We might not want to hire Lord Juss' interior decorator, but Eddison's mastery of the style convinces us that we are in some older, grander, more eloquent time. He is never guilty of the lapses that in lesser fantasists throw us suddenly, as Ursula K. Le Guin observes, "from Elfland to Poughkeepsie."4 Unlikely products of the early twentieth century, Eddison's characters, whose native tongue is high Elizabethan rhetoric, seem as colorful and fantastic as the carven beasts in Juss' hall. The evil ones are outrageously evil; the good improbably noble. Good or evil, they share an intensity of purpose and a passion for experience that was hard to find in the halls of the British Board of Trade.

There is not much passion in Tolkien's Middle Earth. For him, love is chaste and women are exotic, distant creatures. Most fantasy follows Tolkien's decorous example regarding sexuality and other appetites, but Eddison's characters are lusty in every sense of the word. The villainous Witch King is so greedy for life that he wears out body after body, magically reincarnating himself as Kings Gorice the First through Twelfth. As Gorice XII, he is more than willing to be seduced by the lascivious Lady Sriva. The good guys are also lusty. Given a choice of boons by the magical Lady of Ishnain Nemartra, Brandoch Daha opts for Lady's own divine body, even though her favor may cost him his castle and endanger his quest.

Eddison admires passion even above virtue. His favorite characters are on the "wrong" side in the battle between Witches and Demons. What makes these two-the Lady Prezmyra and the Goblin Lord Gro-more interesting than the interchangeable heroes is that their loyalties pull them in different directions. Eddison is unusual among fiction writers, let alone fantasy writers, in portraying passionate love within long-term relationships-even marriages. Prezmyra's brother is an ally of the Demons, but she is married to the best of the Witch generals, and her love for her bluff soldier husband outweighs even family ties. For his part, Lord Gro is torn between admiration for the generous spirit of the Demon lords and devotion to the unattainable Prezmyra. Furthermore, he loves intrigue for its own sake, and he cannot help switching his allegiance to whichever side seems to be losing, even when it is his assistance that has helped the other side gain ascendance. His is a strange doom: always to work for the overthrow of the things he most loves.

Though Eddison has many strengths as a writer, the things that linger in the reader's mind from The Worm Ouroboros are glimpses of pure strangeness: unearthly scenes given weight and depth by Eddison's style. Among these vivid depictions are two great lords wrestling before the scarlet-skinned judge; a desperate fight against a foul manticore on the slopes of Koshtra Pivrarcha; the looming black peak of Zora Rach, where souls are suspended between life and death; the lightning-cloaked Iron Tower, where the Witch King works his spells.
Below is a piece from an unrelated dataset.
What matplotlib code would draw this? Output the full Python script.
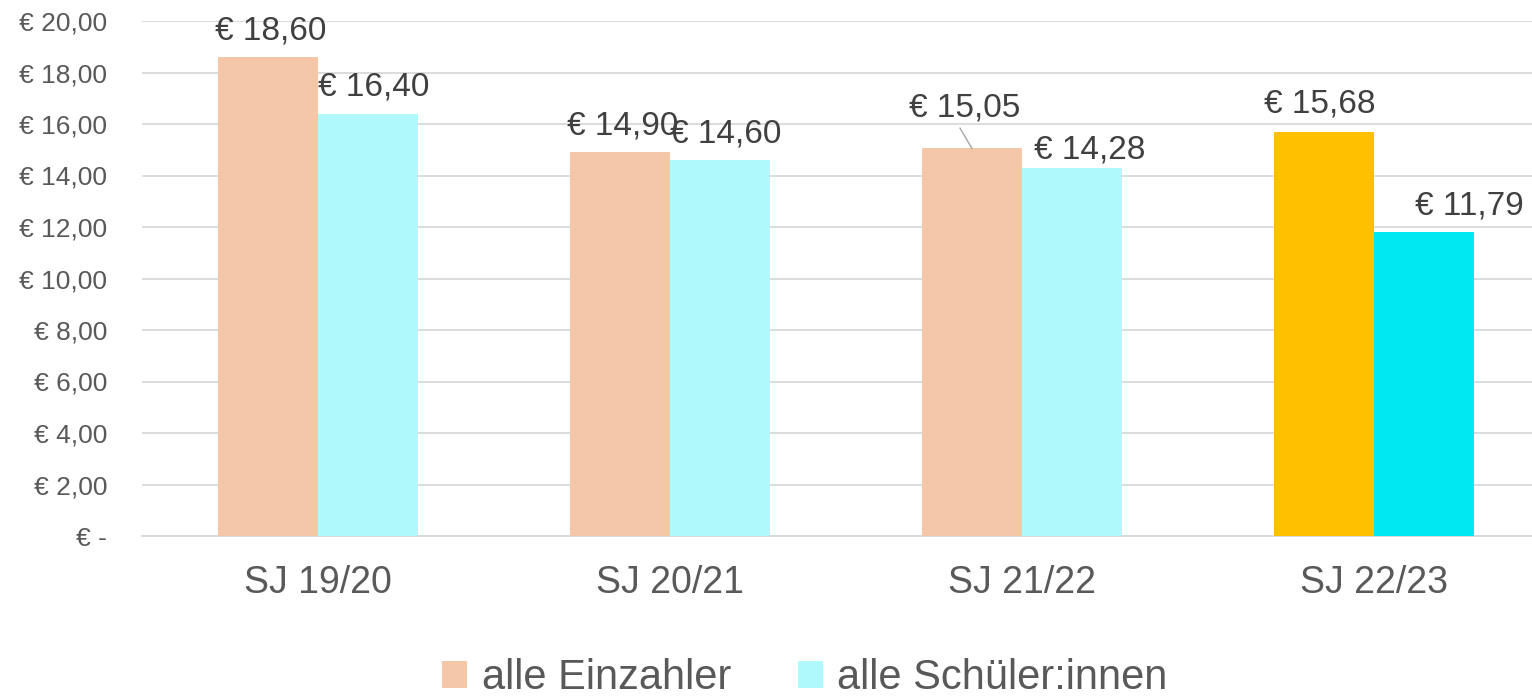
import numpy as np
import matplotlib.pyplot as plt

years = ["SJ 19/20", "SJ 20/21", "SJ 21/22", "SJ 22/23"]
einzahler = [18.60, 14.90, 15.05, 15.68]
schueler = [16.40, 14.60, 14.28, 11.79]

c_ein = ["#F4C7A8", "#F4C7A8", "#F4C7A8", "#FFC000"]
c_sch = ["#AFF9FC", "#AFF9FC", "#AFF9FC", "#00E8F2"]
# label offsets in points (dx, dy) - hand placed like the original
off_ein = [(2, 19), (2, 19), (-5, 29), (-3, 20)]
off_sch = [(4, 19), (4, 19), (13, 13), (33, 19)]

plt.rcParams['font.family'] = ['Liberation Sans', 'DejaVu Sans']

fig = plt.figure(figsize=(15.32, 6.96), dpi=100)
ax = fig.add_axes([142/1532, 1 - 536/696, 1 - 142/1532, (536 - 21)/696])

x = np.arange(len(years))
w = 0.284
b1 = ax.bar(x - w/2, einzahler, w, color=c_ein, label="alle Einzahler", zorder=3)
b2 = ax.bar(x + w/2, schueler, w, color=c_sch, label="alle Schüler:innen", zorder=3)

def fmt(v):
    return ("€ %.2f" % v).replace(".", ",")

for bars, vals, offs in [(b1, einzahler, off_ein), (b2, schueler, off_sch)]:
    for r, v, (dx, dy) in zip(bars, vals, offs):
        ax.annotate(fmt(v), (r.get_x() + r.get_width()/2, v), xytext=(dx, dy),
                    textcoords="offset points", ha="center", va="center",
                    fontsize=24, color="#404040", zorder=5)

# leader line for 21/22
r = b1[2]
cx = r.get_x() + r.get_width()/2
ax.plot([cx, cx - 0.034], [15.05, 15.84], color="#A6A6A6", lw=1, zorder=4)

ax.set_ylim(0, 20)
ax.set_xlim(-0.5, 3.449)
ticks = np.arange(0, 21, 2)
ax.set_yticks(ticks)
ax.set_yticklabels(["€ -"] + ["€ %d,00" % t for t in ticks[1:]])
ax.set_xticks(x)
ax.set_xticklabels(years)
ax.tick_params(axis="y", length=0, labelsize=19, labelcolor="#595959", pad=25)
ax.tick_params(axis="x", length=0, labelsize=27, labelcolor="#595959", pad=21)
ax.grid(axis="y", color="#D9D9D9", lw=1.3, zorder=0)
for s in ["left", "right", "top"]:
    ax.spines[s].set_visible(False)
ax.spines["bottom"].set_color("#D9D9D9")
ax.spines["bottom"].set_linewidth(1.3)

leg = fig.legend(handles=[b1[0], b2[0]], labels=["alle Einzahler", "alle Schüler:innen"],
                 loc="center", bbox_to_anchor=(805/1532, 1 - 678/696), ncol=2, frameon=False,
                 fontsize=30, handlelength=0.6, handleheight=0.6, handletextpad=0.35,
                 columnspacing=1.6)
for t in leg.get_texts():
    t.set_color("#595959")

fig.savefig("out.png", dpi=100)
As strange as any of these scenes is the final bargain made by the Demon lords when they are given a boon by the gods. Their decision gives the story the same shape as that of the ring worn by King Gorice in the novel: a serpent or dragon that, by taking its tail in its mouth, becomes a symbol of eternity. This is the Worm Ouroboros, and it is the perfect emblem not only for the undying Witch King but also for the novel. Considering that it is Gorice's ring, this ending can be read as evil's unexpected triumph over good, but then Eddison never divides up good and evil as neatly as most fantasists do. Instead of making us choose sides, he asks us to value beauty, nobility, strength, and passion wherever they may be found, even in the service of seeming evil. His heroes are Demons; his devils heroic. Readers who find this vision compelling will find the story's ending exactly right, because it invites us to turn again to the beginning, to go right back to Nether Wastdale for another journey into Eddison's rich, strange, antique world.